- Prompt: Print, word for word, the opening line of the data below and every line after it through the line that contains "ann_size = [110, 54, 49, 47, 47, 47, 47]", but not the pictures.

- Dataset excerpt:

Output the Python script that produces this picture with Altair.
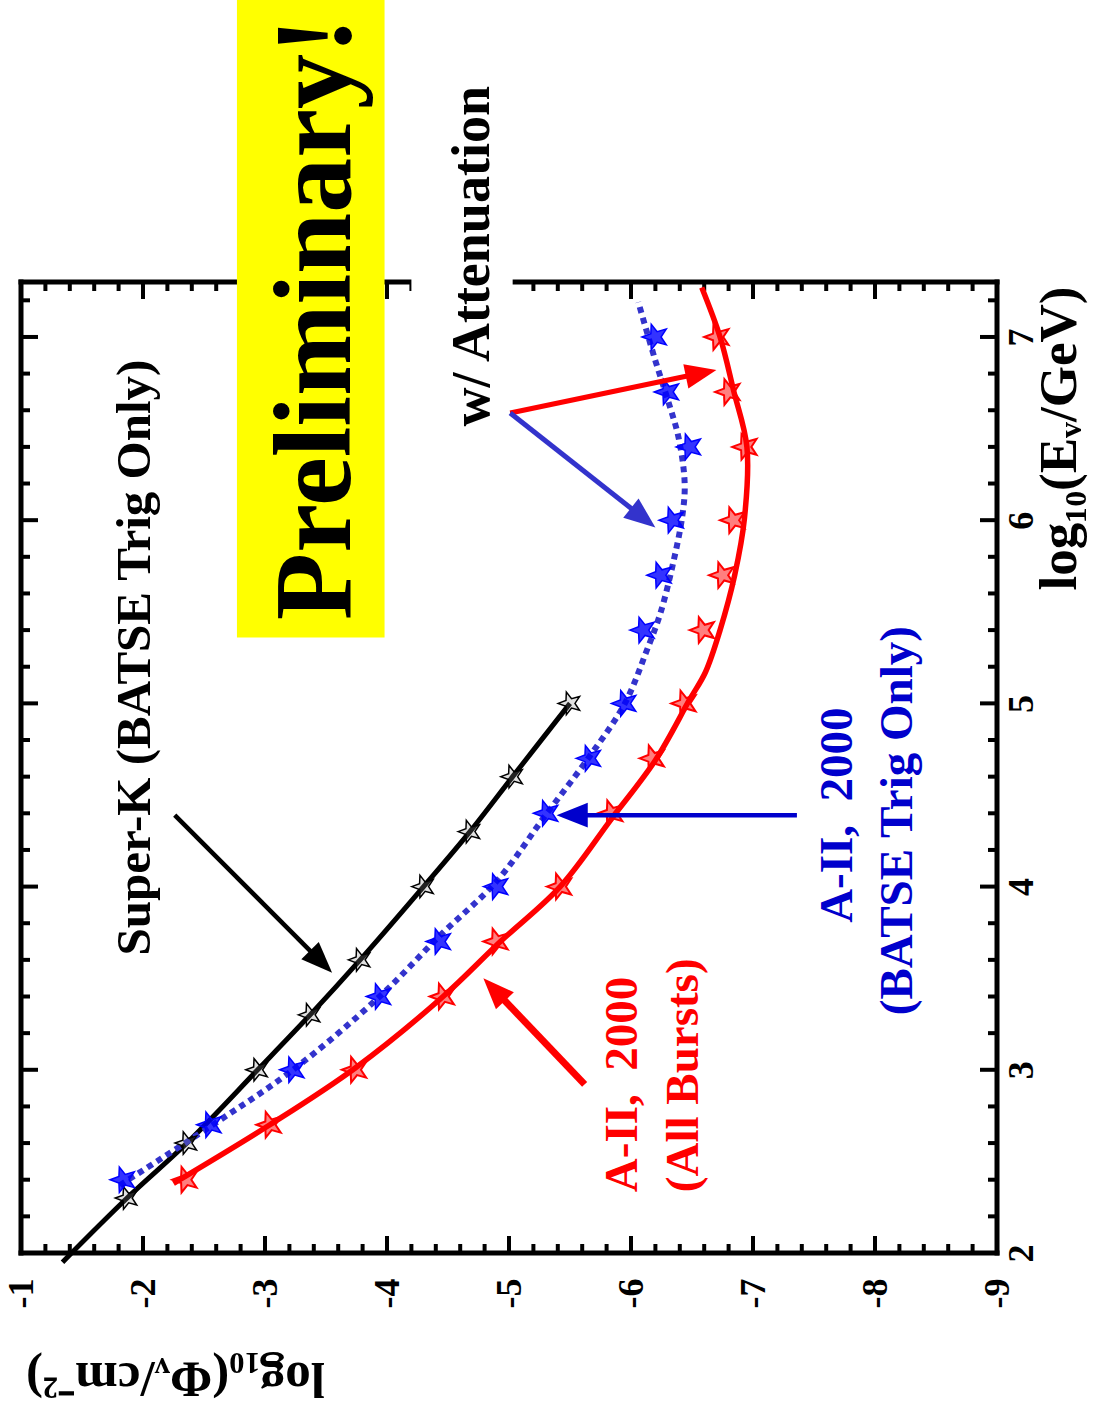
import math
import altair as alt
import pandas as pd

# ---------------- data ----------------
phi_labels = [-1, -2, -3, -4, -5, -6, -7, -8, -9]
e_labels = [2, 3, 4, 5, 6, 7]

# Super-K (BATSE trig only): stars and line
sk_E = [2.3, 2.6, 3.0, 3.3, 3.6, 4.0, 4.3, 4.6, 5.0]
sk_phi = [-1.87, -2.36, -2.94, -3.37, -3.78, -4.30, -4.68, -5.03, -5.50]
sk_line_E = [1.95, 2.3, 2.6, 3.0, 3.3, 3.6, 4.0, 4.3, 4.6, 5.0]
sk_line_phi = [-1.34, -1.87, -2.36, -2.94, -3.37, -3.78, -4.30, -4.68, -5.03, -5.50]

# AMANDA-II 2000 stars (shared energies)
a2_E = [2.4, 2.7, 3.0, 3.4, 3.7, 4.0, 4.4, 4.7, 5.0, 5.4, 5.7, 6.0, 6.4, 6.7, 7.0]
batse_phi = [-1.84, -2.55, -3.23, -3.94, -4.43, -4.90, -5.31, -5.66, -5.95,
             -6.10, -6.24, -6.34, -6.48, -6.30, -6.20]
all_phi = [-2.35, -3.04, -3.74, -4.46, -4.90, -5.42, -5.84, -6.18, -6.44,
           -6.59, -6.75, -6.84, -6.94, -6.80, -6.71]

# curves (with attenuation)
all_line_E = [2.38, 2.70, 3.01, 3.40, 3.70, 4.00, 4.37, 4.69, 5.02, 5.17,
              5.40, 5.70, 6.01, 6.40, 6.71, 7.00, 7.27]
all_line_phi = [-2.25, -3.04, -3.74, -4.46, -4.93, -5.42, -5.84, -6.20, -6.48, -6.61,
                -6.73, -6.85, -6.93, -6.95, -6.84, -6.73, -6.58]
batse_line_E = [2.37, 2.69, 3.00, 3.40, 3.73, 4.03, 4.39, 4.71, 5.00, 5.29,
                5.49, 5.75, 6.02, 6.20, 6.45, 6.66, 6.87, 7.19]
batse_line_phi = [-1.81, -2.55, -3.23, -3.94, -4.43, -4.90, -5.30, -5.66, -5.95, -6.13,
                  -6.24, -6.34, -6.42, -6.44, -6.39, -6.30, -6.20, -6.06]

# annotations (data coordinates)
NB = "\u00a0"
ann_text = ["Preliminary!", "w/ Attenuation", "Super-K (BATSE Trig Only)",
            "A-II," + NB + NB + "2000", "(All Bursts)", "A-II," + NB + NB + "2000",
            "(BATSE Trig Only)"]
ann_phi = [-3.70, -4.84, -2.06, -6.05, -6.55, -7.81, -8.30]
ann_E = [7.10, 7.44, 5.25, 2.92, 2.97, 4.39, 4.36]
ann_color = ["#000000", "#000000", "#000000", "#FF0000", "#FF0000", "#0000CC", "#0000CC"]
ann_size = [110, 54, 49, 47, 47, 47, 47]

arrow_tail_phi = [-2.26, -7.36, -5.62, -5.01, -5.01]
arrow_tail_E = [4.39, 4.39, 2.92, 6.585, 6.585]
arrow_head_phi = [-3.55, -5.39, -4.79, -6.70, -6.20]
arrow_head_E = [3.53, 4.39, 3.50, 6.82, 5.96]
arrow_color = ["#000000", "#0000CC", "#FF0000", "#FF0000", "#3333CC"]
arrow_width = [4.5, 4.5, 7, 5, 5]

box_phi1 = [-2.77, -4.20]
box_phi2 = [-3.98, -5.03]
box_E1 = [5.36, 7.19]
box_E2 = [8.84, 7.36]
box_color = ["#FFFF00", "#FFFFFF"]

# ---------------- layout ----------------
W, H = 976, 971
PHI_MIN, PHI_MAX = -9, -1
E_MIN, E_MAX = 2, 7.3
PX_PHI = W / (PHI_MAX - PHI_MIN)
PX_E = H / (E_MAX - E_MIN)
SERIF = "Liberation Serif"

xscale = alt.Scale(domain=[PHI_MIN, PHI_MAX], reverse=True, nice=False, zero=False)
yscale = alt.Scale(domain=[E_MIN, E_MAX], nice=False, zero=False)

xaxis = alt.Axis(orient="bottom", values=phi_labels,
                 labelExpr="'-' + abs(datum.value)",
                 labelAngle=270, labelAlign="right", labelBaseline="middle",
                 labelPadding=25, labelFont=SERIF, labelFontSize=36,
                 labelFontWeight="bold", labelColor="black",
                 labelFlush=False, labelOverlap=False, labelBound=False,
                 ticks=False, tickSize=0, domain=False, grid=False,
                 title="log₁₀(Φᵥ/cm⁻²)", titleFont=SERIF, titleFontSize=51,
                 titleFontWeight="bold", titleColor="black", titleAngle=180,
                 titleAlign="center", titleBaseline="middle", titleX=154, titleY=124)
yaxis = alt.Axis(orient="right", values=e_labels, format="d",
                 labelAngle=270, labelAlign="center", labelBaseline="top",
                 labelPadding=7, labelFont=SERIF, labelFontSize=36,
                 labelFontWeight="bold", labelColor="black",
                 labelFlush=False, labelOverlap=False, labelBound=False,
                 ticks=False, tickSize=0, domain=False, grid=False,
                 title="log₁₀(Eᵥ/GeV)", titleFont=SERIF, titleFontSize=53,
                 titleFontWeight="bold", titleColor="black", titleAngle=270,
                 titleAlign="center", titleBaseline="alphabetic", titleX=78, titleY=156)


def X(f="phi"):
    return alt.X(f"{f}:Q", scale=xscale, axis=xaxis)


def Y(f="E"):
    return alt.Y(f"{f}:Q", scale=yscale, axis=yaxis)


one = pd.DataFrame({"k": [0]})

# frame
frame_top = alt.Chart(one).mark_rule(color="black", strokeWidth=5, strokeCap="square").encode(
    x=alt.value(0), x2=alt.value(W), y=alt.value(0))
frame_bot = alt.Chart(one).mark_rule(color="black", strokeWidth=5, strokeCap="square").encode(
    x=alt.value(0), x2=alt.value(W), y=alt.value(H))
frame_left = alt.Chart(one).mark_rule(color="black", strokeWidth=5, strokeCap="square").encode(
    x=alt.value(0), y=alt.value(0), y2=alt.value(H))
frame_right = alt.Chart(one).mark_rule(color="black", strokeWidth=5, strokeCap="square").encode(
    x=alt.value(W), y=alt.value(0), y2=alt.value(H))

# ticks
phi_minor = [round(-1 - 0.2 * i, 2) for i in range(1, 40) if i % 5 != 0]
e_minor = [round(2 + 0.2 * i, 2) for i in range(1, 27) if i % 5 != 0]
phi_major_df = pd.DataFrame({"phi": phi_labels})
phi_minor_df = pd.DataFrame({"phi": phi_minor})
e_major_df = pd.DataFrame({"E": e_labels})
e_minor_df = pd.DataFrame({"E": e_minor})

tick_layers = []
for df, ln in [(phi_major_df, 17), (phi_minor_df, 9)]:
    tick_layers.append(alt.Chart(df).mark_rule(color="black", strokeWidth=4).encode(
        x=X(), y=alt.value(H), y2=alt.value(H - ln)))
    tick_layers.append(alt.Chart(df).mark_rule(color="black", strokeWidth=4).encode(
        x=X(), y=alt.value(0), y2=alt.value(ln)))
for df, ln in [(e_major_df, 17), (e_minor_df, 9)]:
    tick_layers.append(alt.Chart(df).mark_rule(color="black", strokeWidth=4).encode(
        y=Y(), x=alt.value(0), x2=alt.value(ln)))
    tick_layers.append(alt.Chart(df).mark_rule(color="black", strokeWidth=4).encode(
        y=Y(), x=alt.value(W), x2=alt.value(W - ln)))

# lines
def line_df(phi, E):
    return pd.DataFrame({"phi": phi, "E": E, "i": list(range(len(phi)))})

sk_line = alt.Chart(line_df(sk_line_phi, sk_line_E)).mark_line(
    color="black", strokeWidth=5, interpolate="catmull-rom", clip=False).encode(
    x=X(), y=Y(), order="i:Q")
all_line = alt.Chart(line_df(all_line_phi, all_line_E)).mark_line(
    color="#FF0000", strokeWidth=5.5, interpolate="catmull-rom").encode(
    x=X(), y=Y(), order="i:Q")
batse_line = alt.Chart(line_df(batse_line_phi, batse_line_E)).mark_line(
    color="#3333CC", strokeWidth=6, strokeDash=[6, 5], interpolate="catmull-rom").encode(
    x=X(), y=Y(), order="i:Q")

# star symbol (pointing left, as in the rotated figure)
pts = []
for k in range(10):
    r = 1.0 if k % 2 == 0 else 0.42
    t = math.radians(180 + 36 * k)
    pts.append(f"{r * math.cos(t):.3f},{r * math.sin(t):.3f}")
STAR = "M" + "L".join(pts) + "Z"

sk_stars = alt.Chart(pd.DataFrame({"phi": sk_phi, "E": sk_E})).mark_point(
    shape=STAR, size=560, filled=True, fill="#888888", fillOpacity=0.25,
    stroke="black", strokeWidth=1.5, opacity=1).encode(x=X(), y=Y())
all_stars = alt.Chart(pd.DataFrame({"phi": all_phi, "E": a2_E})).mark_point(
    shape=STAR, size=720, filled=True, fill="#FF0000", fillOpacity=0.5,
    stroke="#FF0000", strokeWidth=2, opacity=1).encode(x=X(), y=Y())
batse_stars = alt.Chart(pd.DataFrame({"phi": batse_phi, "E": a2_E})).mark_point(
    shape=STAR, size=720, filled=True, fill="#0000FF", fillOpacity=0.8,
    stroke="#0000FF", strokeWidth=1.5, opacity=1).encode(x=X(), y=Y())

# arrows
rows = []
for tp, te, hp, he, c, w in zip(arrow_tail_phi, arrow_tail_E, arrow_head_phi,
                                arrow_head_E, arrow_color, arrow_width):
    dx = -(hp - tp) * PX_PHI
    dy = -(he - te) * PX_E
    L = math.hypot(dx, dy)
    ux, uy = dx / L, dy / L
    back = 20
    rows.append({"phi": tp, "E": te, "phi2": hp + back * ux / PX_PHI,
                 "E2": he + back * uy / PX_E, "hphi": hp, "hE": he,
                 "ang": math.degrees(math.atan2(dx, -dy)) % 360,
                 "col": c, "w": w})
arrows = pd.DataFrame(rows)
shafts = alt.Chart(arrows).mark_rule(strokeCap="butt").encode(
    x=X(), y=Y(), x2="phi2:Q", y2="E2:Q",
    color=alt.Color("col:N", scale=None),
    strokeWidth=alt.StrokeWidth("w:Q", scale=None))
HEAD = "M0,0L0.95,2.4L-0.95,2.4Z"
heads = alt.Chart(arrows).mark_point(shape=HEAD, size=676, filled=True, opacity=1).encode(
    x=X("hphi"), y=Y("hE"),
    angle=alt.Angle("ang:Q", scale=None),
    color=alt.Color("col:N", scale=None))

# boxes
boxes = alt.Chart(pd.DataFrame({"phi": box_phi1, "phi2": box_phi2, "E": box_E1,
                                "E2": box_E2, "col": box_color})).mark_rect(clip=False).encode(
    x=X(), x2="phi2:Q", y=Y(), y2="E2:Q", color=alt.Color("col:N", scale=None))

# texts
texts = alt.Chart(pd.DataFrame({"t": ann_text, "phi": ann_phi, "E": ann_E,
                                "col": ann_color, "s": ann_size})).mark_text(
    angle=270, font=SERIF, fontWeight="bold", align="center", baseline="alphabetic").encode(
    x=X(), y=Y(), text="t:N", color=alt.Color("col:N", scale=None),
    size=alt.Size("s:Q", scale=None))

chart = alt.layer(
    sk_line, frame_top, frame_bot, frame_left, frame_right, *tick_layers,
    all_line, batse_line, sk_stars, all_stars, batse_stars,
    shafts, heads, boxes, texts
).properties(
    width=W, height=H,
    autosize=alt.AutoSizeParams(type="none"),
    padding={"left": 21, "top": 282, "right": 98, "bottom": 163},
).configure_view(strokeWidth=0)

chart.save("out.html", embed_options={"renderer": "svg", "actions": False})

- Solution for this problem:
Output the Python script that produces this picture with Altair.
import math
import altair as alt
import pandas as pd

# ---------------- data ----------------
phi_labels = [-1, -2, -3, -4, -5, -6, -7, -8, -9]
e_labels = [2, 3, 4, 5, 6, 7]

# Super-K (BATSE trig only): stars and line
sk_E = [2.3, 2.6, 3.0, 3.3, 3.6, 4.0, 4.3, 4.6, 5.0]
sk_phi = [-1.87, -2.36, -2.94, -3.37, -3.78, -4.30, -4.68, -5.03, -5.50]
sk_line_E = [1.95, 2.3, 2.6, 3.0, 3.3, 3.6, 4.0, 4.3, 4.6, 5.0]
sk_line_phi = [-1.34, -1.87, -2.36, -2.94, -3.37, -3.78, -4.30, -4.68, -5.03, -5.50]

# AMANDA-II 2000 stars (shared energies)
a2_E = [2.4, 2.7, 3.0, 3.4, 3.7, 4.0, 4.4, 4.7, 5.0, 5.4, 5.7, 6.0, 6.4, 6.7, 7.0]
batse_phi = [-1.84, -2.55, -3.23, -3.94, -4.43, -4.90, -5.31, -5.66, -5.95,
             -6.10, -6.24, -6.34, -6.48, -6.30, -6.20]
all_phi = [-2.35, -3.04, -3.74, -4.46, -4.90, -5.42, -5.84, -6.18, -6.44,
           -6.59, -6.75, -6.84, -6.94, -6.80, -6.71]

# curves (with attenuation)
all_line_E = [2.38, 2.70, 3.01, 3.40, 3.70, 4.00, 4.37, 4.69, 5.02, 5.17,
              5.40, 5.70, 6.01, 6.40, 6.71, 7.00, 7.27]
all_line_phi = [-2.25, -3.04, -3.74, -4.46, -4.93, -5.42, -5.84, -6.20, -6.48, -6.61,
                -6.73, -6.85, -6.93, -6.95, -6.84, -6.73, -6.58]
batse_line_E = [2.37, 2.69, 3.00, 3.40, 3.73, 4.03, 4.39, 4.71, 5.00, 5.29,
                5.49, 5.75, 6.02, 6.20, 6.45, 6.66, 6.87, 7.19]
batse_line_phi = [-1.81, -2.55, -3.23, -3.94, -4.43, -4.90, -5.30, -5.66, -5.95, -6.13,
                  -6.24, -6.34, -6.42, -6.44, -6.39, -6.30, -6.20, -6.06]

# annotations (data coordinates)
NB = "\u00a0"
ann_text = ["Preliminary!", "w/ Attenuation", "Super-K (BATSE Trig Only)",
            "A-II," + NB + NB + "2000", "(All Bursts)", "A-II," + NB + NB + "2000",
            "(BATSE Trig Only)"]
ann_phi = [-3.70, -4.84, -2.06, -6.05, -6.55, -7.81, -8.30]
ann_E = [7.10, 7.44, 5.25, 2.92, 2.97, 4.39, 4.36]
ann_color = ["#000000", "#000000", "#000000", "#FF0000", "#FF0000", "#0000CC", "#0000CC"]
ann_size = [110, 54, 49, 47, 47, 47, 47]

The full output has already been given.